Directive →
Among the lines of the listing below, retype exactly those from the one containing "Write a web" through the one containing "const yNameGaps = [18, 18, 21, 21];", both included. Do not include pictures.

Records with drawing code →
▶
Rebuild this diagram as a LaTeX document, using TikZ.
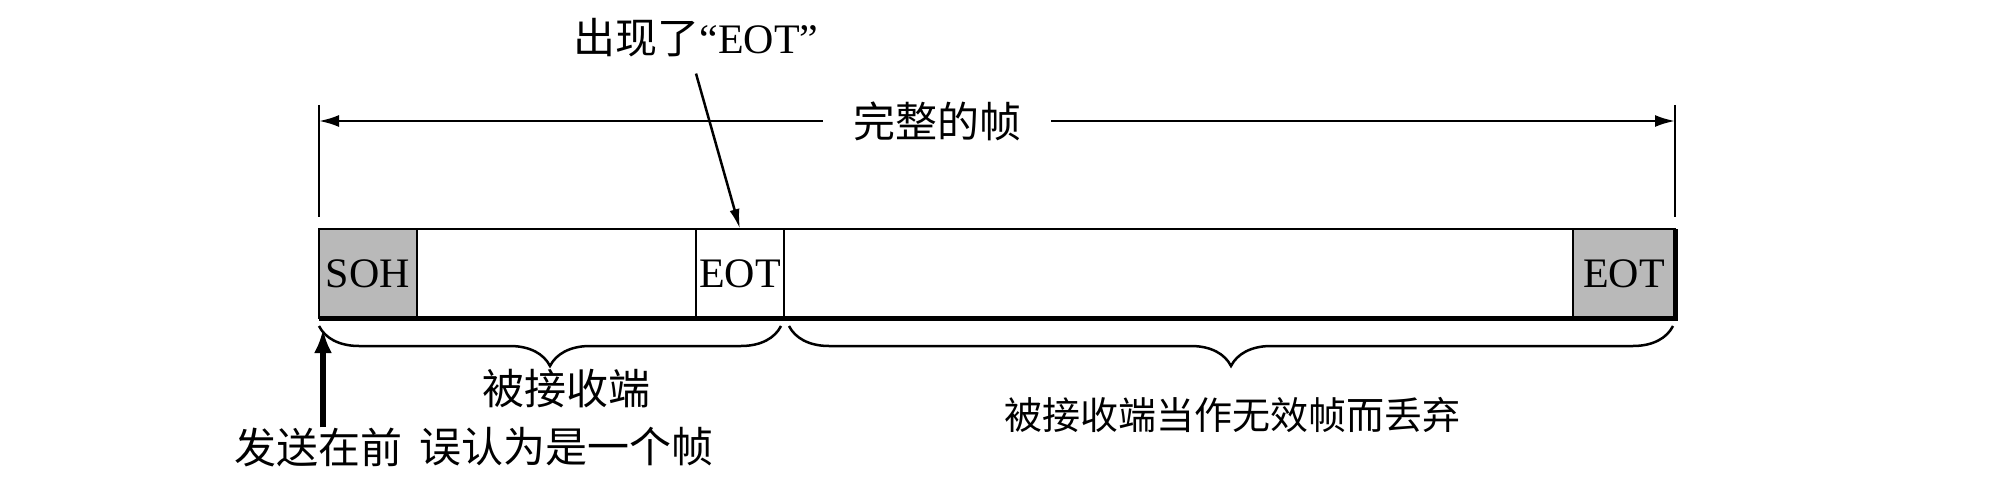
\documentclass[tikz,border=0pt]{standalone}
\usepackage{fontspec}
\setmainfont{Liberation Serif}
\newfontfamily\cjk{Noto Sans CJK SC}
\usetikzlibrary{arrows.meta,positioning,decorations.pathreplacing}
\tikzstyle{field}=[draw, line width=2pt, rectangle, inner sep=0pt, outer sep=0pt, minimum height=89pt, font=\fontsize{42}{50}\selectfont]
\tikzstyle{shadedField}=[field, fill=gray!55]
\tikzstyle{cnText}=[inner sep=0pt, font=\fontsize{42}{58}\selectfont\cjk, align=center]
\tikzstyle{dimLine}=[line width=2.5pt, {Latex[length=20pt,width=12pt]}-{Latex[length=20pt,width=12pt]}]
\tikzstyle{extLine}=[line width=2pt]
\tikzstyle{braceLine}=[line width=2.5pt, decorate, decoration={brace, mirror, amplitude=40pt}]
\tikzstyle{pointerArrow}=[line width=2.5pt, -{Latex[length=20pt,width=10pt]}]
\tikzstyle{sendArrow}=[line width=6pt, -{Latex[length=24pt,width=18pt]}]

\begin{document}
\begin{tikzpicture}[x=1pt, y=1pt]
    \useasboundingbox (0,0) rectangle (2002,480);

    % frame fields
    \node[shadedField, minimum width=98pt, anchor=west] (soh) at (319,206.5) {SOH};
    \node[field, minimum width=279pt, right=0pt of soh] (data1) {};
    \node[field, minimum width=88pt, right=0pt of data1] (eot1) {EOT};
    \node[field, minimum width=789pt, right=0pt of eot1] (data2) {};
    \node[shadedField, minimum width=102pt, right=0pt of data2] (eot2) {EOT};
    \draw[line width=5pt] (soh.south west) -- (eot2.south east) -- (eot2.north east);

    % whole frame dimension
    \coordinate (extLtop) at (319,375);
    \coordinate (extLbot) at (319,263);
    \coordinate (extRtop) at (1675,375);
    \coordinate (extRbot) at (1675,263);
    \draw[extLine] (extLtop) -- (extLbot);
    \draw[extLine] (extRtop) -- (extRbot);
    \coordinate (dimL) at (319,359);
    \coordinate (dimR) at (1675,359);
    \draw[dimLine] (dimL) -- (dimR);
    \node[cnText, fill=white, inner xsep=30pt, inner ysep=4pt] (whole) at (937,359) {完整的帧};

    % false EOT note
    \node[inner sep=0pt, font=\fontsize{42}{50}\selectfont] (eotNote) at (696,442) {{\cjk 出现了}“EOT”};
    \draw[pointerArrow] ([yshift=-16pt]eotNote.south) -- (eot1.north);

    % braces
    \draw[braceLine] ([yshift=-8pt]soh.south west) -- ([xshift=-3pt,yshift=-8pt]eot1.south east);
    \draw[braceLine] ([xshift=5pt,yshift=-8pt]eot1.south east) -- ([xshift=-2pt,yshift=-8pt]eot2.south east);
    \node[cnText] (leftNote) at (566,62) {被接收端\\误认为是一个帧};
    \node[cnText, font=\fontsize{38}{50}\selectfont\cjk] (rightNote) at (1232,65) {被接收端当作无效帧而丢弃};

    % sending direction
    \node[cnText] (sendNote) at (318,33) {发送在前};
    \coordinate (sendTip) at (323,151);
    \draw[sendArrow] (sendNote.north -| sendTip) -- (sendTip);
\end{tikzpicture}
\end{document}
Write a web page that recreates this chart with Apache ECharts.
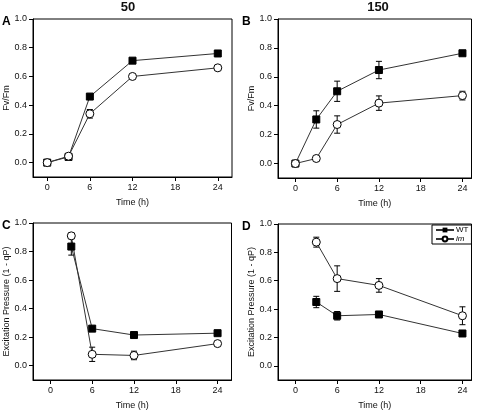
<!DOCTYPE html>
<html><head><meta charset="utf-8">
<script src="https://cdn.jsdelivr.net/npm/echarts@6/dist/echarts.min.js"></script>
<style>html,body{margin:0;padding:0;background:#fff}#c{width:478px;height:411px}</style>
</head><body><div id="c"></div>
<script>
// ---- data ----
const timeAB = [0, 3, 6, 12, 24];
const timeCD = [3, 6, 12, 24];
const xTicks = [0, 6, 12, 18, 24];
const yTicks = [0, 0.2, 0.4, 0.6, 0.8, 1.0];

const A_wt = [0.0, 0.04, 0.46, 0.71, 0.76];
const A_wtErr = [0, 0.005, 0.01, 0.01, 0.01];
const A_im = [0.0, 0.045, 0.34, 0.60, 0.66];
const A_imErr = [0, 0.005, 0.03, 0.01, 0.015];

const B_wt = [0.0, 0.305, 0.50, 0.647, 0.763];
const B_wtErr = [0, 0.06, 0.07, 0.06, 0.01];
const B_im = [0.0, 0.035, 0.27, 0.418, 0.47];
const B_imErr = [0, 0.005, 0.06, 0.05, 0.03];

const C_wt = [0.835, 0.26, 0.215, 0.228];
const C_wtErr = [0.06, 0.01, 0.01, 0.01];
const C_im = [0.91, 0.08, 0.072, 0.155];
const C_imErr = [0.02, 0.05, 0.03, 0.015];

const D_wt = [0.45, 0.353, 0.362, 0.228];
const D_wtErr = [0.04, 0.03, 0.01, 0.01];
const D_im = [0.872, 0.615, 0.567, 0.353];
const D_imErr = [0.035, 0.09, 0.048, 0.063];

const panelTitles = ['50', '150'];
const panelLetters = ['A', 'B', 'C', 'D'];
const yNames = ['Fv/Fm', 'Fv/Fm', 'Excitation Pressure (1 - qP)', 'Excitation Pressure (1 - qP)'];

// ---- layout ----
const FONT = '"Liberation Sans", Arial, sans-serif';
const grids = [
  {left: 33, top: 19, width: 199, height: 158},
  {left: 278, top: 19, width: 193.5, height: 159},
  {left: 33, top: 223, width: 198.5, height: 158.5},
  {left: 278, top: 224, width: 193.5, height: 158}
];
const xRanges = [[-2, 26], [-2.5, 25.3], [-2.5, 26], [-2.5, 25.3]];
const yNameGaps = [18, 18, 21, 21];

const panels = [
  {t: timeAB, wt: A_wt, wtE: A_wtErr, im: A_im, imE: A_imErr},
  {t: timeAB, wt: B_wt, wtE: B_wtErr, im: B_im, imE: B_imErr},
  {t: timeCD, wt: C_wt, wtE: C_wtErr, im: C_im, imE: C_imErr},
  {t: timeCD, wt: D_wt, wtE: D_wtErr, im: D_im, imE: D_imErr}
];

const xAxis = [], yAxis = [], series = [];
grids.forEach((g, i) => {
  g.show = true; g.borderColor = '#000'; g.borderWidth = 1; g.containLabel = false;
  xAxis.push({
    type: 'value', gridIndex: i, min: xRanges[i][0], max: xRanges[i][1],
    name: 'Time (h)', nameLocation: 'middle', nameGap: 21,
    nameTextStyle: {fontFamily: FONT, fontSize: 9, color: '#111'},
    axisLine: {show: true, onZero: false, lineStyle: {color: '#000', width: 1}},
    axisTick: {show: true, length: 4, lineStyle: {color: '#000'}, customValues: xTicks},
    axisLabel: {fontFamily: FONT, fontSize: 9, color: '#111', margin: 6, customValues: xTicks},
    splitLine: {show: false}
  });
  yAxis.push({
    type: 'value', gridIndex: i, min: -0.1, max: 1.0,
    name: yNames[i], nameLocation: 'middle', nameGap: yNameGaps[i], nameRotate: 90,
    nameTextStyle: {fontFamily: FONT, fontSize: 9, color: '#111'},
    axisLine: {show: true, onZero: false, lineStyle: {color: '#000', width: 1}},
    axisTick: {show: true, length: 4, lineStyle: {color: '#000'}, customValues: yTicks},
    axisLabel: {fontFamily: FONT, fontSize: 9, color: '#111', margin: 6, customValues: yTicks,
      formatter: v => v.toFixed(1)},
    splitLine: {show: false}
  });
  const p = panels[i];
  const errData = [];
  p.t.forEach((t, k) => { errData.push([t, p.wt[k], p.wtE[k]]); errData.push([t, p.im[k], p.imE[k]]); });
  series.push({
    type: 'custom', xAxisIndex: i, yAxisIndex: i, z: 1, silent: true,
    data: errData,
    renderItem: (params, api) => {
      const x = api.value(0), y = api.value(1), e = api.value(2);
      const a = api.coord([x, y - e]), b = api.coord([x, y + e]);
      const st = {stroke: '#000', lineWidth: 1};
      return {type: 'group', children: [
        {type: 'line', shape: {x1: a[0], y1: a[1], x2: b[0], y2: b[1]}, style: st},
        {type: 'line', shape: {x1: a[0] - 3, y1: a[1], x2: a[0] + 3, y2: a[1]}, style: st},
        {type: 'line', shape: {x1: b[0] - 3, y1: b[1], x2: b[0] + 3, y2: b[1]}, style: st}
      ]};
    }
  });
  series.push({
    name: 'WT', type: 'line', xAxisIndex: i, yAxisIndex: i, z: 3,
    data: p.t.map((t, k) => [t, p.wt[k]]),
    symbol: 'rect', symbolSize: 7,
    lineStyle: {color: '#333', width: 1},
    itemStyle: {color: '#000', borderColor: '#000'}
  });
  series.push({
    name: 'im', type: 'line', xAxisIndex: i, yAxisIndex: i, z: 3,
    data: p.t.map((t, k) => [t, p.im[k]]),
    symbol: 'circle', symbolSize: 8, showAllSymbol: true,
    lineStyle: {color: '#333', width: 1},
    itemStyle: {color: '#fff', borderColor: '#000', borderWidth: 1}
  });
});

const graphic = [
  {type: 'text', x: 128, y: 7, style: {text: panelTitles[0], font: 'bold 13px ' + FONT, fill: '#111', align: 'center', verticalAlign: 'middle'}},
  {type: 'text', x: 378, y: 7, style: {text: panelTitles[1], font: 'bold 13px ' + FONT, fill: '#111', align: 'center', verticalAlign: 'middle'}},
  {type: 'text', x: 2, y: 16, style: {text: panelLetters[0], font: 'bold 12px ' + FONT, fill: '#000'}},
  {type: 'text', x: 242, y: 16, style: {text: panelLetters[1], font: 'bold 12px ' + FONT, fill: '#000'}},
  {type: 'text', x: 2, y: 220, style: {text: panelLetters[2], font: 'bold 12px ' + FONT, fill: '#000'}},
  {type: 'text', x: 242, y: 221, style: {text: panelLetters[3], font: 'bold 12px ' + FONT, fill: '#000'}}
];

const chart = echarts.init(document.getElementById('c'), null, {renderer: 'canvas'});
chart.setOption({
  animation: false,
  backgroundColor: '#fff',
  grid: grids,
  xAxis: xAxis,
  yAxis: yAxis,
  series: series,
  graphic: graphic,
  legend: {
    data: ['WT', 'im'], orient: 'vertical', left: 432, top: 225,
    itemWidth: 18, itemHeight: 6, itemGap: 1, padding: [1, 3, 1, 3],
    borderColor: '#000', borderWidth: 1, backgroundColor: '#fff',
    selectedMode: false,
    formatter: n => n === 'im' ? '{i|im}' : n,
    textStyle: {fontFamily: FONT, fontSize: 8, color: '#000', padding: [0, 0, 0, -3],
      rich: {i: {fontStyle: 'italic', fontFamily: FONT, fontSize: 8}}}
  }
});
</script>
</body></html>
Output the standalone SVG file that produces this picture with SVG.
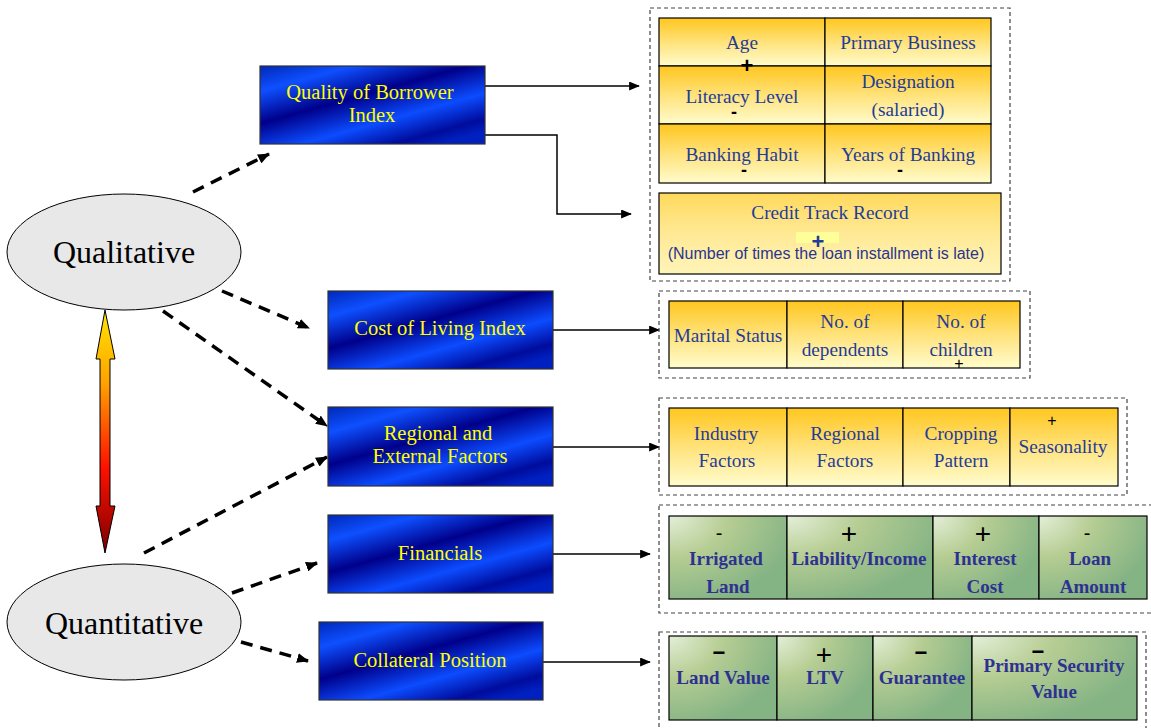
◀
Solution →
Write a web page that recreates this chart with Apache ECharts.
<!DOCTYPE html>
<html><head><meta charset="utf-8">
<script src="https://cdn.jsdelivr.net/npm/echarts@6/dist/echarts.min.js"></script>
<style>html,body{margin:0;padding:0;background:#fff}#c{width:478px;height:411px}</style>
</head><body><div id="c"></div>
<script>
// ---- data ----
const timeAB = [0, 3, 6, 12, 24];
const timeCD = [3, 6, 12, 24];
const xTicks = [0, 6, 12, 18, 24];
const yTicks = [0, 0.2, 0.4, 0.6, 0.8, 1.0];

const A_wt = [0.0, 0.04, 0.46, 0.71, 0.76];
const A_wtErr = [0, 0.005, 0.01, 0.01, 0.01];
const A_im = [0.0, 0.045, 0.34, 0.60, 0.66];
const A_imErr = [0, 0.005, 0.03, 0.01, 0.015];

const B_wt = [0.0, 0.305, 0.50, 0.647, 0.763];
const B_wtErr = [0, 0.06, 0.07, 0.06, 0.01];
const B_im = [0.0, 0.035, 0.27, 0.418, 0.47];
const B_imErr = [0, 0.005, 0.06, 0.05, 0.03];

const C_wt = [0.835, 0.26, 0.215, 0.228];
const C_wtErr = [0.06, 0.01, 0.01, 0.01];
const C_im = [0.91, 0.08, 0.072, 0.155];
const C_imErr = [0.02, 0.05, 0.03, 0.015];

const D_wt = [0.45, 0.353, 0.362, 0.228];
const D_wtErr = [0.04, 0.03, 0.01, 0.01];
const D_im = [0.872, 0.615, 0.567, 0.353];
const D_imErr = [0.035, 0.09, 0.048, 0.063];

const panelTitles = ['50', '150'];
const panelLetters = ['A', 'B', 'C', 'D'];
const yNames = ['Fv/Fm', 'Fv/Fm', 'Excitation Pressure (1 - qP)', 'Excitation Pressure (1 - qP)'];

// ---- layout ----
const FONT = '"Liberation Sans", Arial, sans-serif';
const grids = [
  {left: 33, top: 19, width: 199, height: 158},
  {left: 278, top: 19, width: 193.5, height: 159},
  {left: 33, top: 223, width: 198.5, height: 158.5},
  {left: 278, top: 224, width: 193.5, height: 158}
];
const xRanges = [[-2, 26], [-2.5, 25.3], [-2.5, 26], [-2.5, 25.3]];
const yNameGaps = [18, 18, 21, 21];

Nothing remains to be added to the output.